Ocasio-Cortez said the problem is that although the Democratic Party desperately needs new leadership, it currently has no plan to fill the vacuum Pelosi and Schumer would leave.

"If you create that vacuum, there are so many nefarious forces at play to fill that vacuum with something even worse," she explained. "And so the actual sad state of affairs is that there are folks more conservative than even they are willing to kind of fill that void."

Progressives had been pushing for Ocasio-Cortez to take the prized committee seat so that the left would be represented when critical policies are determined during the Biden administration's early days.
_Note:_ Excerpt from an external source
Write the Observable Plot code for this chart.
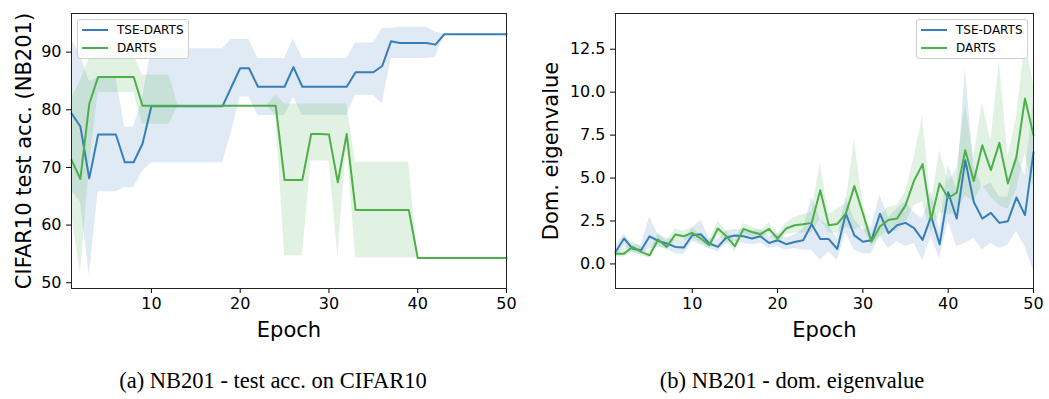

Ocasio-Cortez is not the first House member to speak out against Pelosi. Rice opposed the House speaker in the past.

Two years ago, Rice tried to block Pelosi from leading the House Democrats in the 116th Congress. The Long Island representative was subsequently denied a seat on the Senate Judiciary Committee, which in hindsight seems like a cautionary tale about how Pelosi delegates Democratic committee seats.

"Pelosi knows how to play the game," Thurber said. "She plays a rough game for people who are not loyal, and I think that's in context this time."

Newsweek reached out to Ocasio-Cortez's team for comment but did not hear back in time for publication.